## EXERCISE DESCRIPTION
Records follow. Pull out every line that contains "chart".

## ENTRIES PROVIDED
★ ★ ★ ★ ★

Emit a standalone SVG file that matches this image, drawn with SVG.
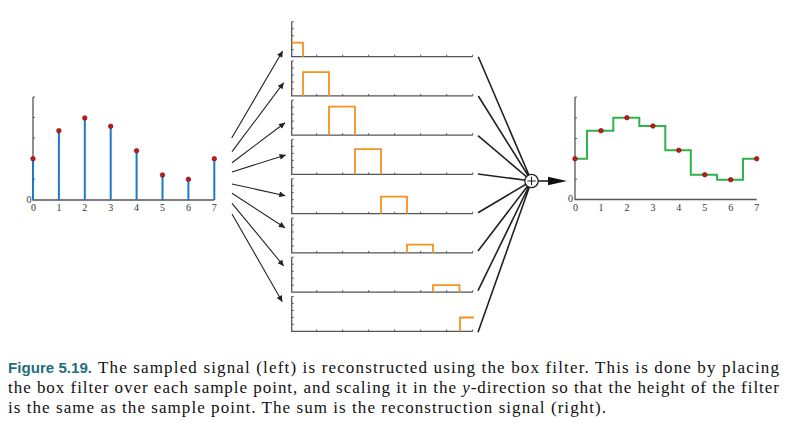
<svg xmlns="http://www.w3.org/2000/svg" width="793" height="433" viewBox="0 0 793 433">
<defs>
<style>
.ax{stroke:#555;stroke-width:1.3;fill:none}
.tk{stroke:#555;stroke-width:1;fill:none}
.stem{stroke:#1b7bc4;stroke-width:2;fill:none}
.dot{fill:#d01414;stroke:#5a1010;stroke-width:0.6}
.box{stroke:#f6921e;stroke-width:1.8;fill:none}
.grn{stroke:#2fb34a;stroke-width:2;fill:none}
.arr{stroke:#222;stroke-width:1.1;fill:none}
.ln{stroke:#222;stroke-width:1.6;fill:none}
.lbl{font-family:'Liberation Serif',serif;font-size:10px;fill:#333;text-anchor:middle}
.cap{font-family:'Liberation Serif',serif;font-size:17px;fill:#111}
</style>
<marker id="ah" viewBox="0 0 10 10" refX="10" refY="5" markerWidth="8" markerHeight="6" markerUnits="userSpaceOnUse" orient="auto">
<path d="M0,0 L10,5 L0,10 z" fill="#222"/>
</marker>
<g id="pax">
<path class="ax" d="M0,-35 V0 H181"/>
<path class="tk" d="M0,-7 h2 M0,-14 h2 M0,-21 h2 M0,-28 h2 M0,-35 h2 M25,0 v-2 M51,0 v-2 M77,0 v-2 M103,0 v-2 M129,0 v-2 M155,0 v-2 M181,0 v-2"/>
</g>
</defs>

<g id="left-chart">
<path class="ax" d="M33,97 V200 H214.3"/>
<path class="tk" d="M33,97 h2 M33,117.4 h2 M33,138 h2 M33,158.6 h2 M33,179.2 h2"/>
<path class="stem" d="M33,200 V158.7 M58.9,200 V130.7 M84.8,200 V118 M110.7,200 V126.3 M136.6,200 V150.7 M162.5,200 V175 M188.4,200 V179.3 M214.3,200 V158.7"/>
<g>
<circle class="dot" cx="33" cy="158.7" r="2.3"/>
<circle class="dot" cx="58.9" cy="130.7" r="2.3"/>
<circle class="dot" cx="84.8" cy="118" r="2.3"/>
<circle class="dot" cx="110.7" cy="126.3" r="2.3"/>
<circle class="dot" cx="136.6" cy="150.7" r="2.3"/>
<circle class="dot" cx="162.5" cy="175" r="2.3"/>
<circle class="dot" cx="188.4" cy="179.3" r="2.3"/>
<circle class="dot" cx="214.3" cy="158.7" r="2.3"/>
</g>
<text class="lbl" x="29" y="203">0</text>
<text class="lbl" x="33.5" y="210.5">0</text>
<text class="lbl" x="58.9" y="210.5">1</text>
<text class="lbl" x="84.8" y="210.5">2</text>
<text class="lbl" x="110.7" y="210.5">3</text>
<text class="lbl" x="136.6" y="210.5">4</text>
<text class="lbl" x="162.5" y="210.5">5</text>
<text class="lbl" x="188.4" y="210.5">6</text>
<text class="lbl" x="214.3" y="210.5">7</text>
</g>

<g id="panel-0"><use href="#pax" x="291.7" y="56.7"/><path class="box" d="M291.7,42.7 H303 V56.7"/></g>
<g id="panel-1"><use href="#pax" x="291.7" y="95.95"/><path class="box" d="M303,95.95 V72.2 H329 V95.95"/></g>
<g id="panel-2"><use href="#pax" x="291.7" y="135.2"/><path class="box" d="M329,135.2 V106.7 H355 V135.2"/></g>
<g id="panel-3"><use href="#pax" x="291.7" y="174.45"/><path class="box" d="M355,174.45 V149.1 H381 V174.45"/></g>
<g id="panel-4"><use href="#pax" x="291.7" y="213.7"/><path class="box" d="M381,213.7 V196.7 H407 V213.7"/></g>
<g id="panel-5"><use href="#pax" x="291.7" y="252.95"/><path class="box" d="M407,252.95 V244.6 H433 V252.95"/></g>
<g id="panel-6"><use href="#pax" x="291.7" y="292.2"/><path class="box" d="M433,292.2 V285.2 H459.5 V292.2"/></g>
<g id="panel-7"><use href="#pax" x="291.7" y="331.45"/><path class="box" d="M460,331.45 V317.5 H474"/></g>

<g id="connectors">
<line class="arr" x1="231.7" y1="138" x2="282.7" y2="51" marker-end="url(#ah)"/>
<line class="arr" x1="232" y1="151.7" x2="283.7" y2="82.7" marker-end="url(#ah)"/>
<line class="arr" x1="232" y1="162.7" x2="285" y2="122.7" marker-end="url(#ah)"/>
<line class="arr" x1="232" y1="172" x2="285.7" y2="155" marker-end="url(#ah)"/>
<line class="arr" x1="232" y1="184" x2="285.3" y2="195.7" marker-end="url(#ah)"/>
<line class="arr" x1="232" y1="193.3" x2="285" y2="227.7" marker-end="url(#ah)"/>
<line class="arr" x1="232" y1="203.3" x2="283.7" y2="266" marker-end="url(#ah)"/>
<line class="arr" x1="232" y1="214" x2="282.3" y2="301.7" marker-end="url(#ah)"/>
<path class="ln" d="M478.3,56.7 L531.5,181 M478.3,96 L531.5,181 M478,135.7 L531.5,181 M478,174 L531.5,181 M478,212.7 L531.5,181 M478,251 L531.5,181 M478,290.7 L531.5,181 M478,332.3 L531.5,181"/>
<path class="ln" d="M538,181 H549"/>
<path d="M548,176.8 L567,181 L548,185.2 z" fill="#111"/>
</g>

<g id="sum">
<circle cx="531.5" cy="181" r="6.7" fill="#fff" stroke="#222" stroke-width="1.3"/>
<path d="M527.3,181 H535.7 M531.5,176.8 V185.2" stroke="#222" stroke-width="1.1"/>
</g>

<g id="right-chart">
<path class="ax" d="M575,97 V199.5 H756.7"/>
<path class="tk" d="M575,97 h2 M575,118 h2 M575,138.5 h2 M575,159 h2 M575,179.2 h2"/>
<path class="grn" d="M575,158.7 H587 V130.7 H613.3 V117.7 H639.3 V126 H665.3 V150.3 H690.8 V174.7 H717 V179.7 H743 V158.7 H756.7"/>
<g>
<circle class="dot" cx="575" cy="158.7" r="2.3"/>
<circle class="dot" cx="601" cy="130.7" r="2.3"/>
<circle class="dot" cx="626.9" cy="117.7" r="2.3"/>
<circle class="dot" cx="652.9" cy="126" r="2.3"/>
<circle class="dot" cx="678.8" cy="150.3" r="2.3"/>
<circle class="dot" cx="704.8" cy="174.7" r="2.3"/>
<circle class="dot" cx="730.7" cy="179.7" r="2.3"/>
<circle class="dot" cx="756.7" cy="158.7" r="2.3"/>
</g>
<text class="lbl" x="570.5" y="202">0</text>
<text class="lbl" x="575.5" y="210.5">0</text>
<text class="lbl" x="601" y="210.5">1</text>
<text class="lbl" x="626.9" y="210.5">2</text>
<text class="lbl" x="652.9" y="210.5">3</text>
<text class="lbl" x="678.8" y="210.5">4</text>
<text class="lbl" x="704.8" y="210.5">5</text>
<text class="lbl" x="730.7" y="210.5">6</text>
<text class="lbl" x="756.7" y="210.5">7</text>
</g>

<g id="caption" font-family="'Liberation Serif',serif">
<text x="8" y="373" font-family="'Liberation Sans',sans-serif" font-weight="bold" font-size="15.5px" fill="#1f6f7c" textLength="84" lengthAdjust="spacingAndGlyphs">Figure 5.19.</text>
<text class="cap" font-family="'Liberation Serif',serif" x="98" y="373" textLength="681" lengthAdjust="spacing">The sampled signal (left) is reconstructed using the box filter. This is done by placing</text>
<text class="cap" font-family="'Liberation Serif',serif" x="8" y="393" textLength="771" lengthAdjust="spacing">the box filter over each sample point, and scaling it in the <tspan font-style="italic">y</tspan>-direction so that the height of the filter</text>
<text class="cap" font-family="'Liberation Serif',serif" x="8" y="413" textLength="598" lengthAdjust="spacing">is the same as the sample point. The sum is the reconstruction signal (right).</text>
</g>
</svg>
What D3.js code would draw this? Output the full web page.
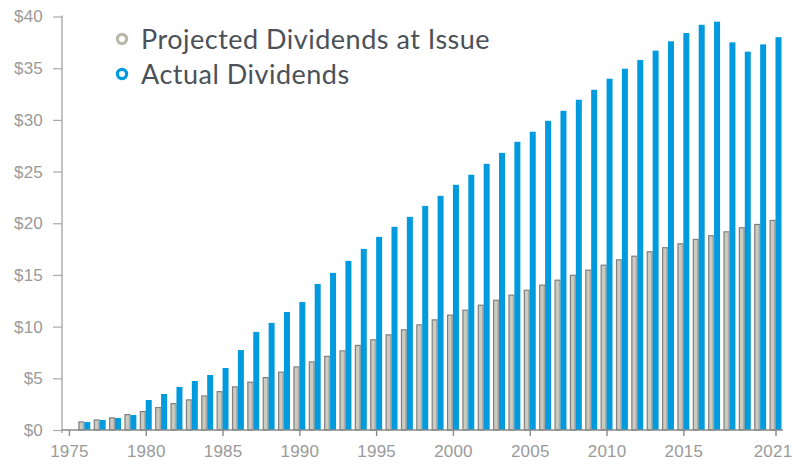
<!DOCTYPE html>
<html>
<head>
<meta charset="utf-8">
<script src="https://cdn.jsdelivr.net/npm/d3@7"></script>
<style>
  body { margin: 0; background: #fff; }
  svg { display: block; font-family: Lato, "Open Sans", sans-serif; }
  .axis text { fill: #9a9a9a; font-size: 17px; font-weight: 300; letter-spacing: 0.2px; }
</style>
</head>
<body>
<svg></svg>
<script>
const years = d3.range(1976, 2022);
const projected = [
  0.84, 1.03, 1.23, 1.55, 1.84, 2.23, 2.61, 2.97, 3.35, 3.77,
  4.23, 4.68, 5.13, 5.65, 6.16, 6.65, 7.18, 7.71, 8.24, 8.78,
  9.26, 9.75, 10.23, 10.71, 11.17, 11.65, 12.13, 12.61, 13.10, 13.58,
  14.07, 14.55, 15.03, 15.52, 16.00, 16.52, 16.87, 17.30, 17.69, 18.07,
  18.49, 18.85, 19.23, 19.62, 19.94, 20.33
];
const actual = [
  0.77, 0.97, 1.16, 1.45, 2.90, 3.48, 4.16, 4.74, 5.32, 6.00,
  7.74, 9.49, 10.36, 11.42, 12.39, 14.13, 15.20, 16.36, 17.52, 18.68,
  19.65, 20.62, 21.68, 22.65, 23.72, 24.69, 25.75, 26.81, 27.88, 28.85,
  29.91, 30.88, 31.95, 32.91, 33.98, 34.95, 35.80, 36.70, 37.60, 38.40,
  39.20, 39.50, 37.50, 36.60, 37.30, 38.00
];
const xTicks = [1975, 1980, 1985, 1990, 1995, 2000, 2005, 2010, 2015, 2021];
const yTicks = [0, 5, 10, 15, 20, 25, 30, 35, 40];
const seriesNames = ["Projected Dividends at Issue", "Actual Dividends"];

const width = 793;
const height = 464;
const colors = { proj: "#cccbc0", act: "#009bde" };

const svg = d3.select("svg")
  .attr("width", width)
  .attr("height", height);

// year -> centre of its pair of bars
const xLin = d3.scaleLinear()
  .domain([1976, 2021])
  .range([84.3, 775.5]);

const step = (xLin(2021) - xLin(1976)) / 45;

const x = d3.scaleBand()
  .domain(years)
  .range([xLin(1976) - step / 2, xLin(2021) + step / 2])
  .paddingInner(0.22)
  .paddingOuter(0.11);

const xs = d3.scaleBand()
  .domain(["proj", "act"])
  .range([0, x.bandwidth()]);

const y = d3.scaleLinear()
  .domain([0, 40])
  .range([430, 16.5]);

const rows = years.map((yr, i) => ({ year: yr, proj: projected[i], act: actual[i] }));

// y axis
const yAxis = svg.append("g")
  .attr("class", "axis axis--y")
  .attr("transform", "translate(62,0)")
  .call(d3.axisLeft(y).tickValues(yTicks).tickFormat(d => "$" + d).tickSize(9).tickSizeOuter(0).tickPadding(10));
yAxis.select(".domain").attr("stroke", "#b4b4b4").attr("stroke-width", 1.6)
  .attr("d", `M0,${y(40) - 1}V${y(0) + 3}`);
yAxis.selectAll(".tick line").attr("stroke", "#aaa").attr("stroke-width", 1.2);

// bars
const g = svg.append("g");

g.selectAll(".proj")
  .data(rows)
  .enter()
  .append("rect")
  .attr("class", "proj")
  .attr("x", d => x(d.year) + xs("proj") + 0.6)
  .attr("y", d => y(d.proj) + 0.6)
  .attr("width", xs.bandwidth() - 1.2)
  .attr("height", d => y(0) - y(d.proj) - 0.6)
  .attr("fill", colors.proj)
  .attr("stroke", "#7f7f7f")
  .attr("stroke-width", 1.2);

g.selectAll(".proj-edge")
  .data(rows)
  .enter()
  .append("rect")
  .attr("class", "proj-edge")
  .attr("x", d => x(d.year) + xs("proj") + xs.bandwidth() - 1.6)
  .attr("y", d => y(d.proj) + 1.2)
  .attr("width", 1.4)
  .attr("height", d => y(0) - y(d.proj) - 1.2)
  .attr("fill", "#ababab");

g.selectAll(".act")
  .data(rows)
  .enter()
  .append("rect")
  .attr("class", "act")
  .attr("x", d => x(d.year) + xs("act"))
  .attr("y", d => y(d.act))
  .attr("width", xs.bandwidth())
  .attr("height", d => y(0) - y(d.act))
  .attr("fill", colors.act);

// x axis
const xAxis = svg.append("g")
  .attr("class", "axis axis--x")
  .attr("transform", `translate(0,${y(0)})`)
  .call(d3.axisBottom(xLin).tickValues(xTicks).tickFormat(d3.format("d")).tickSize(6).tickSizeOuter(0).tickPadding(9));
xAxis.select(".domain").attr("stroke", "#8a8a8a").attr("stroke-width", 1.6)
  .attr("d", "M62,0H783");
xAxis.selectAll(".tick line").attr("stroke", "#8a8a8a").attr("stroke-width", 1.4);
// keep the last label inside the frame
xAxis.selectAll(".tick text").filter(d => d === 2021).attr("dx", -3);

// legend
const legend = svg.append("g");
const legendItems = legend.selectAll("g")
  .data(seriesNames)
  .enter()
  .append("g")
  .attr("transform", (d, i) => `translate(122,${39 + i * 35})`);

legendItems.append("circle")
  .attr("r", 4.6)
  .attr("fill", "none")
  .attr("stroke", (d, i) => i === 0 ? "#b9b8ad" : colors.act)
  .attr("stroke-width", 3.2);

legendItems.append("text")
  .attr("x", 19)
  .attr("y", 9.5)
  .attr("fill", "#4b5157")
  .style("font-size", "27px")
  .style("letter-spacing", "0.5px")
  .text(d => d);
</script>
</body>
</html>
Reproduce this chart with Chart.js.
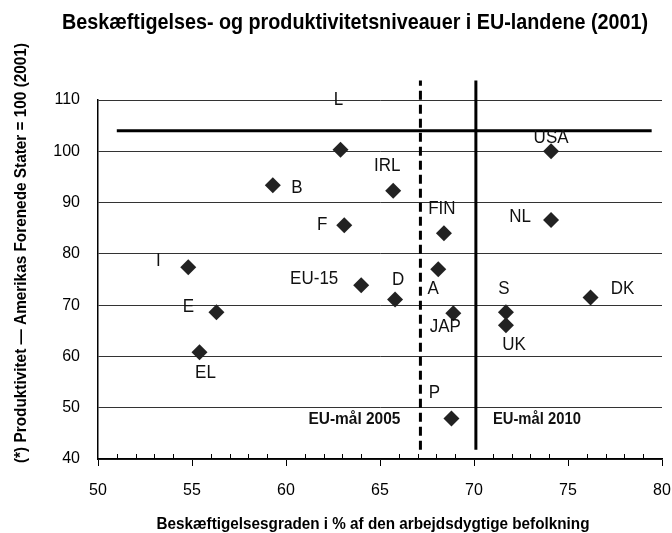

★ ★ ★ ★ ★

## SOLUTION TO THIS EXERCISE
<g id="left-chart">
<g id="right-chart">
Reproduce this chart with Chart.js.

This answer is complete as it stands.